At the time of the writing, the project would not compile well because of its dependency to a Mono.Posix library. Fortunately the library was only used for two methods that were never used, so I just removed the reference and the methods and all was well.

So now I would mostly have the meaningful text of both web pages. I needed an algorithm to quickly determine their similarity. I skipped the semantic bit of the problem altogether (trying to detect synonyms or doing lexical parsing) and I resorted to String Kernels. Don't worry if you don't understand a lot of the Wikipedia page, I will explain how it works right away. My hypothesis was that even if they change some words, the basic structure of the text remains the same, so while I am trying to find the pages with the same basic meaning, I could find them by looking for pages with the same text structure.

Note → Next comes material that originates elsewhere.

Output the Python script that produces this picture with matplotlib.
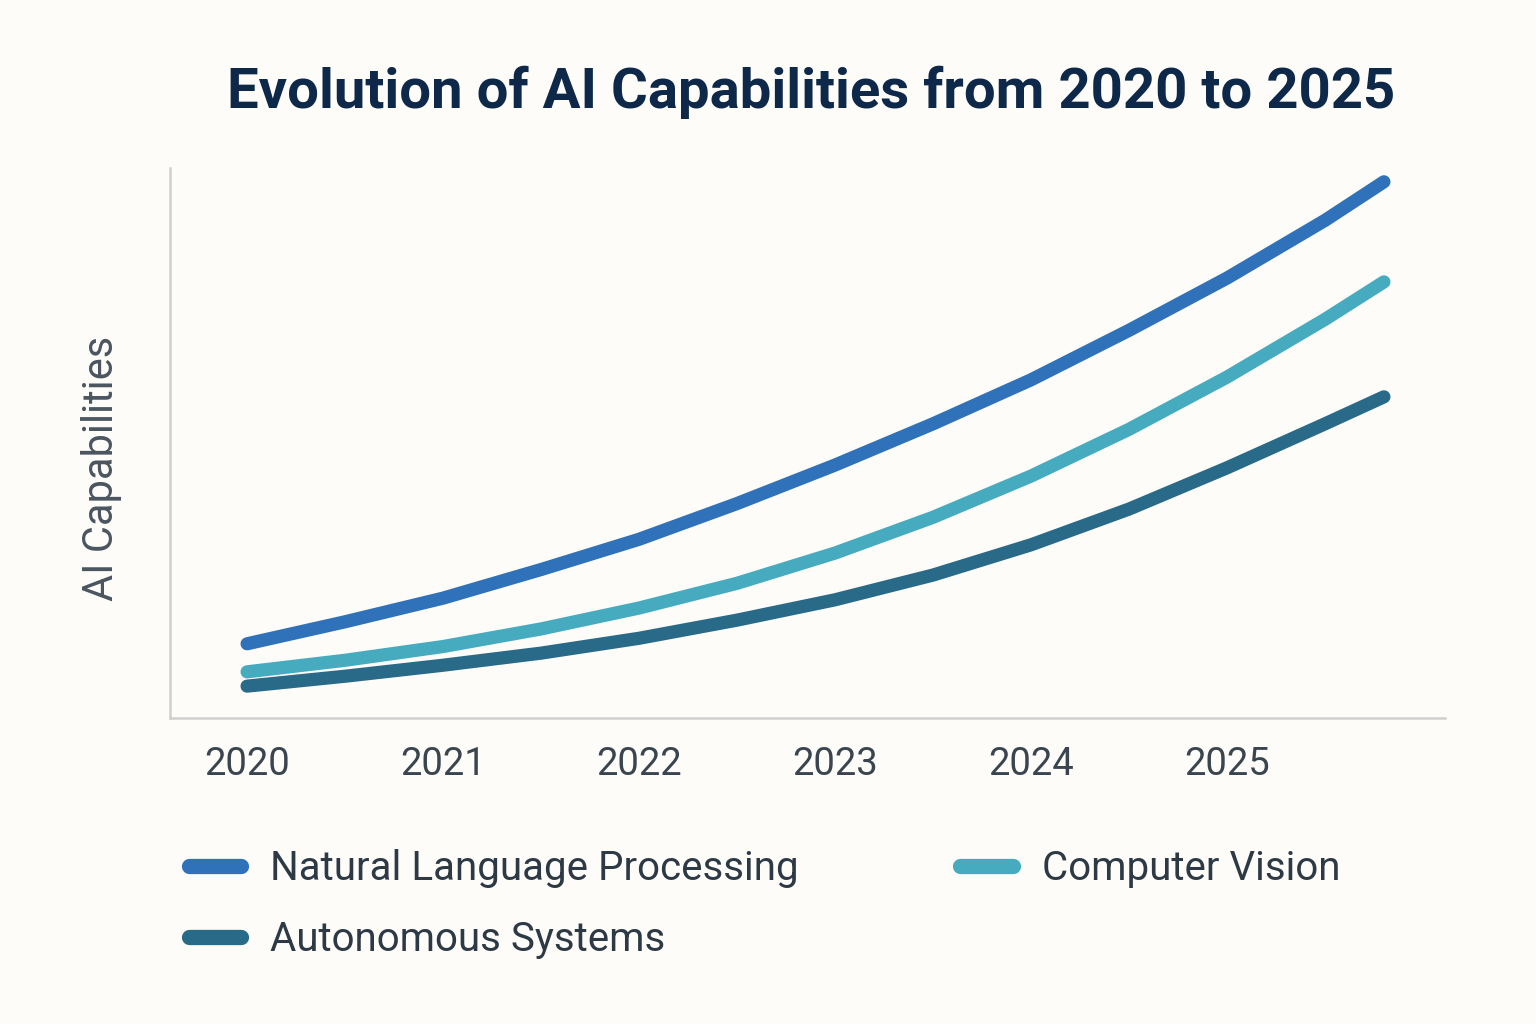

In order to do that I created for each page a dictionary with string keys and integer values. The keys would be text n-grams from the page (all combinations of three characters that are digits and letters) and the values the count of those kernels in the Boilerpipe text. At first I also allowed spaces in the character list of kernels, but it only complicated the analysis.

To compare a page to others, I would take the keys in the kernel dictionary for my page and look for them in the dictionaries of other pages, then compute a distance out of the counts. And it worked! It's not always perfect, but sometimes I even get pages that have a different text altogether, but reference the same topic.

You might want to know what made me use 3-grams and not words. The explanation comes mostly from what I read first when I started to look for a solution, but also has some logic. If I would have used words, then abbreviations would have changed the meaning of the text completely. Also, I did not know how many words would have been in a few thousand web pages. Restricting the length to three characters gave me an upper limit for the memory used.

Conclusion: use the .Net port of Boilerpipe to extract text from the html, create a kernel dictionary for each page, then compute the vector distance between the dictionaries.

I also found a method to compare the dictionaries better. I make a general kernel dictionary (for all documents at once) and then the commonality of a bit of text is the number of times it appears divided by the total count of kernels. Or the number of documents in which it is found divided by the total number of documents. I chose commonality as the product of these two. Then, one computes the difference between kernel counts in two documents by dividing the squared difference for each kernel by its commonality and adding the result up. It works much better like this. Another side effect of this method is that one can compute how "interesting" a document is, by adding up the counts of all kernels divided by their commonality, then dividing that to the length of the text (or the total count of kernels). The higher the number, the less common its content would be.